Relations are a super-class of table-things. There are many subtypes of relations. \d Lists relations of all subtypes. You can also add a single letter to \d to limit the listing to only the subtype-specific relations. That is what the E is doing here.
That's an obtuse answer. If everything is "a table thing", why even bother printing a title? Normally, select() doesn't show a title, so if you're just going to dump data to the screen with misleading titles, why bother with a garbage title? And how is \di, list indexes "table things"? You can't select from an index, so for users they're not relations.
You can quibble with our definitions but they probably aren't going to change (and a bug report isn't the best place to try anyway). The glossary says:
Relation
The generic term for all objects in a database that have a name and a list of attributes defined in a specific order. Tables, sequences, views, foreign tables, materialized views, composite types, and indexes are all relations.

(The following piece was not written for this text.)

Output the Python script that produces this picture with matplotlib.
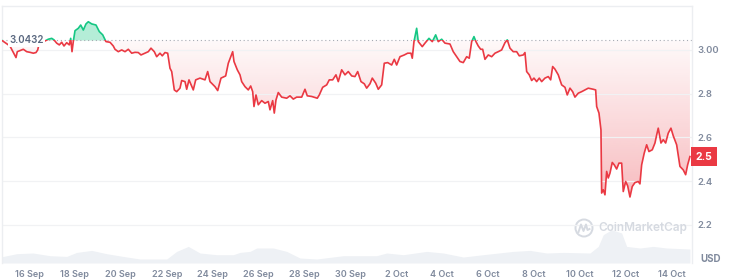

More generically, a relation is a set of tuples; for example, the result of a query is also a relation.
And the design methodology given extends from that.
It seems to be another list of foreign tables but with a different format.

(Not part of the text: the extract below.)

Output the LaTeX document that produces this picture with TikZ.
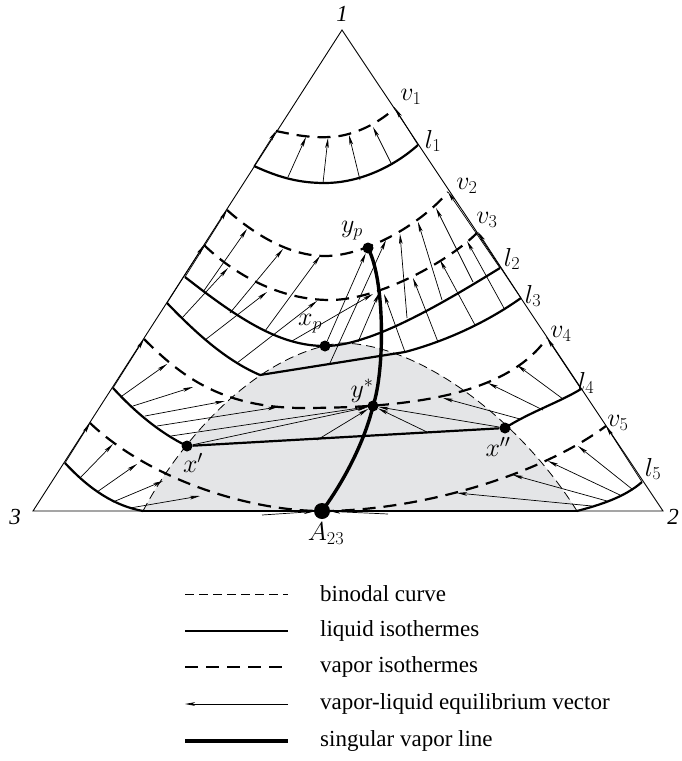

Since \d can only show information limited to the super-class relation, and not specific subtypes, the information for the foreign table subtype needs to be made available somewhere. That place is \det
I don't know what that means, but when two menu items have the same text, but a different function, Houston, we have a problem.
I agree with this premise. It's still a matter of R&D to find the violation and fix them - without confounding things with also tryIng to declassify indexes as relations.